[start Given data]

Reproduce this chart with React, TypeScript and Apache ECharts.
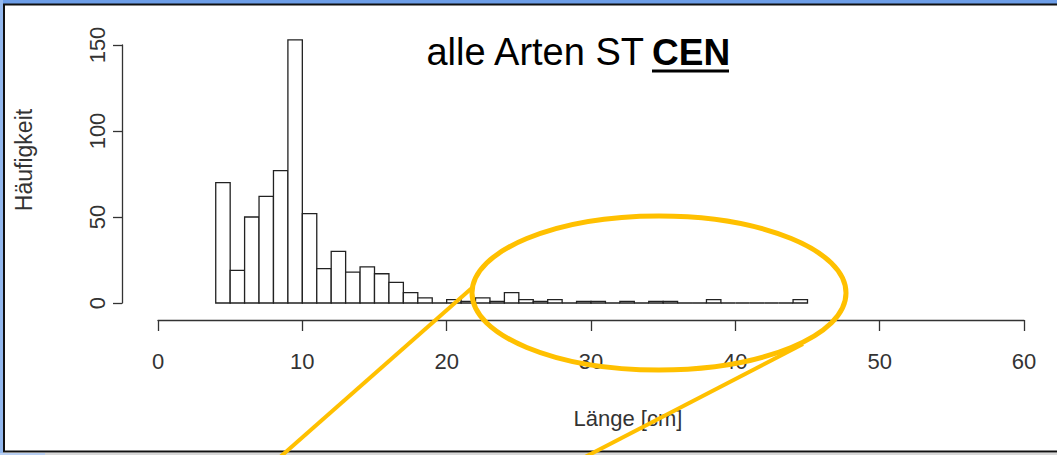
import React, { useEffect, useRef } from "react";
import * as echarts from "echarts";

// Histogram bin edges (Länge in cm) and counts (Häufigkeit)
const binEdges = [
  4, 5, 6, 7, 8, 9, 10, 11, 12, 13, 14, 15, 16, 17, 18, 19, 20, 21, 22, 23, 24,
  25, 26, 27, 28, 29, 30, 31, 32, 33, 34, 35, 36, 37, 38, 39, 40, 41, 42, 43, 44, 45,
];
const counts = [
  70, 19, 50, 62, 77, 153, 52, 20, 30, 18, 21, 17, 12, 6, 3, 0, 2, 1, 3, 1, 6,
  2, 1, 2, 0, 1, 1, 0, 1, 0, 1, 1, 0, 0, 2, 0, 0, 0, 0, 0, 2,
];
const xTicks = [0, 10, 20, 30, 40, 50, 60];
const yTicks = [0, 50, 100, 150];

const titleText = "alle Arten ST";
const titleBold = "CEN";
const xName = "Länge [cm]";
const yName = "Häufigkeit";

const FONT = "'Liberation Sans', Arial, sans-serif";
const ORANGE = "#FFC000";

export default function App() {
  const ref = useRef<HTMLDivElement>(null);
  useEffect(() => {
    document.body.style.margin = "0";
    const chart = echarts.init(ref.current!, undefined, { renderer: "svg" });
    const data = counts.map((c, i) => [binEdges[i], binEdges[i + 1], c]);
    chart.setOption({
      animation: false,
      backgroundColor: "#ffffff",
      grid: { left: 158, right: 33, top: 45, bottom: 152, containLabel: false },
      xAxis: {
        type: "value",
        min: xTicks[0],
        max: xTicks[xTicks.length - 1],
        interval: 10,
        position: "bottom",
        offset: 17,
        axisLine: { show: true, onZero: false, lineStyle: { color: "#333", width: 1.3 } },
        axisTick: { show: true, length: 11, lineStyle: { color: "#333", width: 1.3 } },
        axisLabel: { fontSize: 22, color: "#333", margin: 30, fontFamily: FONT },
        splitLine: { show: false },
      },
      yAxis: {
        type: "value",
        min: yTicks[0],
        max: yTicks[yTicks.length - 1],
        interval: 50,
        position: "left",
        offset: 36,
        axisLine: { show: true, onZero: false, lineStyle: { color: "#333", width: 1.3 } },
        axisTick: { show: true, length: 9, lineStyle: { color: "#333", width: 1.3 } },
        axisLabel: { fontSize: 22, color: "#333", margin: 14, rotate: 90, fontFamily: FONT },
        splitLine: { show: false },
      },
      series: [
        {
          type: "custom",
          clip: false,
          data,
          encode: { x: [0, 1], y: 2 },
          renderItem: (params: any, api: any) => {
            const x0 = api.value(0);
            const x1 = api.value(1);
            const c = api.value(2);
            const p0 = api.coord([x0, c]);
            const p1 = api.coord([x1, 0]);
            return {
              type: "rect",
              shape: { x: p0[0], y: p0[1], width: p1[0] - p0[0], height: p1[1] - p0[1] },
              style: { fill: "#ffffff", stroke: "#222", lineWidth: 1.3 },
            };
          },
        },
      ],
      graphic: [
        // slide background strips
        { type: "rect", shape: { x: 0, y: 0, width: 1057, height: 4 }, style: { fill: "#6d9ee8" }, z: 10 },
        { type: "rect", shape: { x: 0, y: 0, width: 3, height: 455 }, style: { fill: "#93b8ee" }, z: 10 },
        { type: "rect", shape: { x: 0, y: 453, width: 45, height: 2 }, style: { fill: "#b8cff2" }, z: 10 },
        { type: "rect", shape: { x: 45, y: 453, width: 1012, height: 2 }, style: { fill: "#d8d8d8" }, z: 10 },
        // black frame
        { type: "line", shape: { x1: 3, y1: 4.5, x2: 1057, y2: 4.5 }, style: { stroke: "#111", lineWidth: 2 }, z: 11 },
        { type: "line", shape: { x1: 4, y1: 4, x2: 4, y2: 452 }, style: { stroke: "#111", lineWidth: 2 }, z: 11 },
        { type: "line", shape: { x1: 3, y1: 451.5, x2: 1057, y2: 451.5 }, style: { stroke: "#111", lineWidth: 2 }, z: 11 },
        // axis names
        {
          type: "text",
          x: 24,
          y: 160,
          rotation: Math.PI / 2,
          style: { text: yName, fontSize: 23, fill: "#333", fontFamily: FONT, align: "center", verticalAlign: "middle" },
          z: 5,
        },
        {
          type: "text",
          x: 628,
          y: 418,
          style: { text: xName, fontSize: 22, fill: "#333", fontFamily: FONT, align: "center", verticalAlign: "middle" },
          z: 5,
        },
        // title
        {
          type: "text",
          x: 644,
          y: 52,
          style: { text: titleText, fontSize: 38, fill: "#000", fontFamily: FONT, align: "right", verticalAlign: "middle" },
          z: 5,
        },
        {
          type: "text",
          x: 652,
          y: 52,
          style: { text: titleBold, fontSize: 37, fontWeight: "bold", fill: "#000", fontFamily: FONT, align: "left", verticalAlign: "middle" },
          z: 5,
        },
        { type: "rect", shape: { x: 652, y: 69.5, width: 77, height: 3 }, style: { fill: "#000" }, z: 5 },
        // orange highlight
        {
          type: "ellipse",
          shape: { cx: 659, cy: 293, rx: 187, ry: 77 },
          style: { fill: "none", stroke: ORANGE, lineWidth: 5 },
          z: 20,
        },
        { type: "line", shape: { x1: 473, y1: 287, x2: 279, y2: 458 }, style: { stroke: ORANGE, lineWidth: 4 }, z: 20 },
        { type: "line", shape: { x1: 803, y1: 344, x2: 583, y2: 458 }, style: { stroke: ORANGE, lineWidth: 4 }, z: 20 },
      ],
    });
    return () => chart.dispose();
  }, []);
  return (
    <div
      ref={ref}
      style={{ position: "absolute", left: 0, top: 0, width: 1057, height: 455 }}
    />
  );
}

[end Given data]

● **Instruction**
Transcribe the listing above verbatim. Omit the pictures.

● **Exercise output**
Reproduce this chart with React, TypeScript and Apache ECharts.
import React, { useEffect, useRef } from "react";
import * as echarts from "echarts";

// Histogram bin edges (Länge in cm) and counts (Häufigkeit)
const binEdges = [
  4, 5, 6, 7, 8, 9, 10, 11, 12, 13, 14, 15, 16, 17, 18, 19, 20, 21, 22, 23, 24,
  25, 26, 27, 28, 29, 30, 31, 32, 33, 34, 35, 36, 37, 38, 39, 40, 41, 42, 43, 44, 45,
];
const counts = [
  70, 19, 50, 62, 77, 153, 52, 20, 30, 18, 21, 17, 12, 6, 3, 0, 2, 1, 3, 1, 6,
  2, 1, 2, 0, 1, 1, 0, 1, 0, 1, 1, 0, 0, 2, 0, 0, 0, 0, 0, 2,
];
const xTicks = [0, 10, 20, 30, 40, 50, 60];
const yTicks = [0, 50, 100, 150];

const titleText = "alle Arten ST";
const titleBold = "CEN";
const xName = "Länge [cm]";
const yName = "Häufigkeit";

const FONT = "'Liberation Sans', Arial, sans-serif";
const ORANGE = "#FFC000";

export default function App() {
  const ref = useRef<HTMLDivElement>(null);
  useEffect(() => {
    document.body.style.margin = "0";
    const chart = echarts.init(ref.current!, undefined, { renderer: "svg" });
    const data = counts.map((c, i) => [binEdges[i], binEdges[i + 1], c]);
    chart.setOption({
      animation: false,
      backgroundColor: "#ffffff",
      grid: { left: 158, right: 33, top: 45, bottom: 152, containLabel: false },
      xAxis: {
        type: "value",
        min: xTicks[0],
        max: xTicks[xTicks.length - 1],
        interval: 10,
        position: "bottom",
        offset: 17,
        axisLine: { show: true, onZero: false, lineStyle: { color: "#333", width: 1.3 } },
        axisTick: { show: true, length: 11, lineStyle: { color: "#333", width: 1.3 } },
        axisLabel: { fontSize: 22, color: "#333", margin: 30, fontFamily: FONT },
        splitLine: { show: false },
      },
      yAxis: {
        type: "value",
        min: yTicks[0],
        max: yTicks[yTicks.length - 1],
        interval: 50,
        position: "left",
        offset: 36,
        axisLine: { show: true, onZero: false, lineStyle: { color: "#333", width: 1.3 } },
        axisTick: { show: true, length: 9, lineStyle: { color: "#333", width: 1.3 } },
        axisLabel: { fontSize: 22, color: "#333", margin: 14, rotate: 90, fontFamily: FONT },
        splitLine: { show: false },
      },
      series: [
        {
          type: "custom",
          clip: false,
          data,
          encode: { x: [0, 1], y: 2 },
          renderItem: (params: any, api: any) => {
            const x0 = api.value(0);
            const x1 = api.value(1);
            const c = api.value(2);
            const p0 = api.coord([x0, c]);
            const p1 = api.coord([x1, 0]);
            return {
              type: "rect",
              shape: { x: p0[0], y: p0[1], width: p1[0] - p0[0], height: p1[1] - p0[1] },
              style: { fill: "#ffffff", stroke: "#222", lineWidth: 1.3 },
            };
          },
        },
      ],
      graphic: [
        // slide background strips
        { type: "rect", shape: { x: 0, y: 0, width: 1057, height: 4 }, style: { fill: "#6d9ee8" }, z: 10 },
        { type: "rect", shape: { x: 0, y: 0, width: 3, height: 455 }, style: { fill: "#93b8ee" }, z: 10 },
        { type: "rect", shape: { x: 0, y: 453, width: 45, height: 2 }, style: { fill: "#b8cff2" }, z: 10 },
        { type: "rect", shape: { x: 45, y: 453, width: 1012, height: 2 }, style: { fill: "#d8d8d8" }, z: 10 },
        // black frame
        { type: "line", shape: { x1: 3, y1: 4.5, x2: 1057, y2: 4.5 }, style: { stroke: "#111", lineWidth: 2 }, z: 11 },
        { type: "line", shape: { x1: 4, y1: 4, x2: 4, y2: 452 }, style: { stroke: "#111", lineWidth: 2 }, z: 11 },
        { type: "line", shape: { x1: 3, y1: 451.5, x2: 1057, y2: 451.5 }, style: { stroke: "#111", lineWidth: 2 }, z: 11 },
        // axis names
        {
          type: "text",
          x: 24,
          y: 160,
          rotation: Math.PI / 2,
          style: { text: yName, fontSize: 23, fill: "#333", fontFamily: FONT, align: "center", verticalAlign: "middle" },
          z: 5,
        },
        {
          type: "text",
          x: 628,
          y: 418,
          style: { text: xName, fontSize: 22, fill: "#333", fontFamily: FONT, align: "center", verticalAlign: "middle" },
          z: 5,
        },
        // title
        {
          type: "text",
          x: 644,
          y: 52,
          style: { text: titleText, fontSize: 38, fill: "#000", fontFamily: FONT, align: "right", verticalAlign: "middle" },
          z: 5,
        },
        {
          type: "text",
          x: 652,
          y: 52,
          style: { text: titleBold, fontSize: 37, fontWeight: "bold", fill: "#000", fontFamily: FONT, align: "left", verticalAlign: "middle" },
          z: 5,
        },
        { type: "rect", shape: { x: 652, y: 69.5, width: 77, height: 3 }, style: { fill: "#000" }, z: 5 },
        // orange highlight
        {
          type: "ellipse",
          shape: { cx: 659, cy: 293, rx: 187, ry: 77 },
          style: { fill: "none", stroke: ORANGE, lineWidth: 5 },
          z: 20,
        },
        { type: "line", shape: { x1: 473, y1: 287, x2: 279, y2: 458 }, style: { stroke: ORANGE, lineWidth: 4 }, z: 20 },
        { type: "line", shape: { x1: 803, y1: 344, x2: 583, y2: 458 }, style: { stroke: ORANGE, lineWidth: 4 }, z: 20 },
      ],
    });
    return () => chart.dispose();
  }, []);
  return (
    <div
      ref={ref}
      style={{ position: "absolute", left: 0, top: 0, width: 1057, height: 455 }}
    />
  );
}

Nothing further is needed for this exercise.